Romantic love as a notion emerged during the Crusades, as men left behind pitched woo at the wives of men away fighting in the Levant.[1] But it didn't really take hold broadly until the end of the 19th century. Now it's firmly rooted in the narrative of our books and movies and tv sitcoms (ahem, How I Met Your Mother). We even implant the idea into our children at an early age through fairytales and Disney. But it's just that: an idea. It's historically constructed, contingent.

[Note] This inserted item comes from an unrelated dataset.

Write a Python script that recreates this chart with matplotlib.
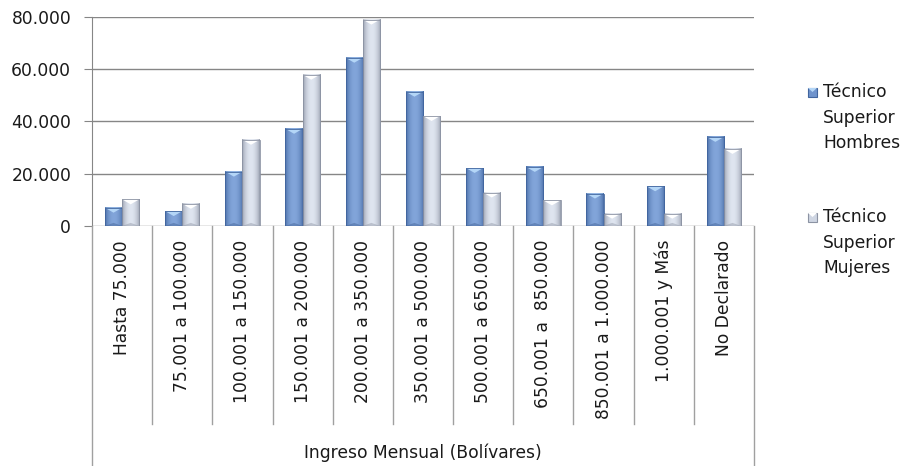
import numpy as np
import matplotlib
matplotlib.use("Agg")
import matplotlib.pyplot as plt
from matplotlib.patches import Polygon, Rectangle
from matplotlib.ticker import FuncFormatter, MultipleLocator
from matplotlib.colors import to_rgb

# datos: ingreso mensual por rango
categorias = ["Hasta 75.000", "75.001 a 100.000", "100.001 a 150.000",
              "150.001 a 200.000", "200.001 a 350.000", "350.001 a 500.000",
              "500.001 a 650.000", "650.001 a  850.000", "850.001 a 1.000.000",
              "1.000.001 y Más", "No Declarado"]
hombres = [7000, 5700, 20800, 37200, 64400, 51400, 22200, 22600, 12400, 15200, 34100]
mujeres = [10200, 8500, 33000, 57900, 79000, 42100, 12800, 9800, 4700, 4700, 29500]
serie_h = "Técnico\nSuperior\nHombres"
serie_m = "Técnico\nSuperior\nMujeres"
titulo_x = "Ingreso Mensual (Bolívares)"

W, H = 903, 466
fig = plt.figure(figsize=(W / 100, H / 100), dpi=100)
plt.rcParams['font.family'] = ['DejaVu Sans']
FS = 12.3

# area de trazado en pixeles
x0, x1 = 92, 754
y_top, y_zero = 17, 226
ax = fig.add_axes([x0 / W, 1 - y_zero / H, (x1 - x0) / W, (y_zero - y_top) / H])

n = len(categorias)
ax.set_xlim(-0.5, n - 0.5)
ax.set_ylim(0, 80000)
ax.yaxis.set_major_locator(MultipleLocator(20000))
ax.yaxis.set_major_formatter(FuncFormatter(lambda v, p: f"{int(v):,}".replace(",", ".")))
ax.tick_params(axis='y', length=6, color='#868686', labelsize=FS, pad=9, labelcolor='#1a1a1a')
ax.set_xticks([])
ax.grid(axis='y', color='#868686', linewidth=1)
ax.set_axisbelow(True)
for s in ['top', 'right', 'bottom']:
    ax.spines[s].set_visible(False)
ax.spines['left'].set_color('#868686')

ancho = 0.285
xs = np.arange(n)
b_h = ax.bar(xs - ancho / 2, hombres, ancho, color='#5b7fba', zorder=2)
b_m = ax.bar(xs + ancho / 2, mujeres, ancho, color='#c3cad8', zorder=2)

# sombreado tipo bisel
def degradado(patch, borde, centro, tapa, base):
    x, y = patch.get_xy()
    w, h = patch.get_width(), patch.get_height()
    t = np.linspace(0, 1, 64)
    perfil = np.sin(np.pi * t) ** 0.6
    c0, c1 = np.array(to_rgb(borde)), np.array(to_rgb(centro))
    img = c0[None, :] + (c1 - c0)[None, :] * perfil[:, None]
    img = np.repeat(img[None, :, :], 4, axis=0)
    ax.imshow(img, extent=[x, x + w, y, y + h], aspect='auto',
              interpolation='bilinear', zorder=3)
    d = min(1900, h * 0.5)
    ax.add_patch(Polygon([(x, y + h), (x + w, y + h), (x + w / 2, y + h - d)],
                         closed=True, facecolor=tapa, edgecolor='none', zorder=4))
    ax.add_patch(Polygon([(x, y), (x + w, y), (x + w / 2, y + min(1200, h * 0.3))],
                         closed=True, facecolor=base, edgecolor='none', alpha=0.35, zorder=4))
    ax.add_patch(Rectangle((x, y), w, h, facecolor='none', edgecolor=borde,
                           linewidth=0.6, zorder=5))

for p in b_h:
    degradado(p, '#41659e', '#82a5da', '#b4d6f7', '#2f4d80')
for p in b_m:
    degradado(p, '#8c93a3', '#dfe5f0', '#ffffff', '#7a8190')

ax.set_xlim(-0.5, n - 0.5)
ax.set_ylim(0, 80000)

# tabla de categorias bajo el eje
gris = '#a0a0a0'
fx = lambda px: px / W
fy = lambda py: 1 - py / H
paso = (x1 - x0) / n
for i in range(n + 1):
    xp = x0 + i * paso
    fin = 466 if i in (0, n) else 424
    fig.add_artist(plt.Line2D([fx(xp), fx(xp)], [fy(y_zero), fy(fin)], color=gris, linewidth=1))
for i, c in enumerate(categorias):
    fig.text(fx(x0 + (i + 0.5) * paso), fy(240), c, rotation=90, ha='center', va='top',
             fontsize=FS, color='#1a1a1a')
fig.text(fx((x0 + x1) / 2), fy(453), titulo_x, ha='center', va='center', fontsize=FS, color='#1a1a1a')

# leyenda
def marca(xp, yp, borde, centro, tapa):
    r = Rectangle((fx(xp), fy(yp + 9)), 9 / W, 9 / H, transform=fig.transFigure,
                  facecolor=centro, edgecolor=borde, linewidth=0.8)
    fig.add_artist(r)
    fig.add_artist(Polygon([(fx(xp), fy(yp)), (fx(xp + 9), fy(yp)), (fx(xp + 4.5), fy(yp + 4))],
                           closed=True, transform=fig.transFigure, facecolor=tapa, edgecolor='none'))

marca(808, 88, '#41659e', '#6f93cc', '#b4d6f7')
fig.text(fx(823), fy(83), serie_h, ha='left', va='top', fontsize=FS, linespacing=1.55, color='#1a1a1a')
marca(808, 213, '#8c93a3', '#cfd6e3', '#ffffff')
fig.text(fx(823), fy(208), serie_m, ha='left', va='top', fontsize=FS, linespacing=1.55, color='#1a1a1a')

fig.savefig("out.png", dpi=100)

The problem is in disentangling opposition to economic and racial exploitation from the distaste for non-romantic marriages when critiquing mail order brides, sex tourism marriages, and military brides. The latter is simply a value judgment, a preference. Just because a marriage is very much rooted in economic exchange (youth and beauty, devotion for financial support) doesn't mean it's necessarily a bad marriage, contrary to our recent gossip magazine disdain for perceived "gold diggers" of the Anna Nicole Smith / Hef's girlfriends / Trump's revolving door of wives variety. If anything, the coincidence of romantic love and marriage is a recent fiction. Don Draper might even take credit for inventig it as a way to sell nylons and toaster ovens.


[1] Seriously? You expected there to an actual footnote here? Shame on you. This isn't academic writing.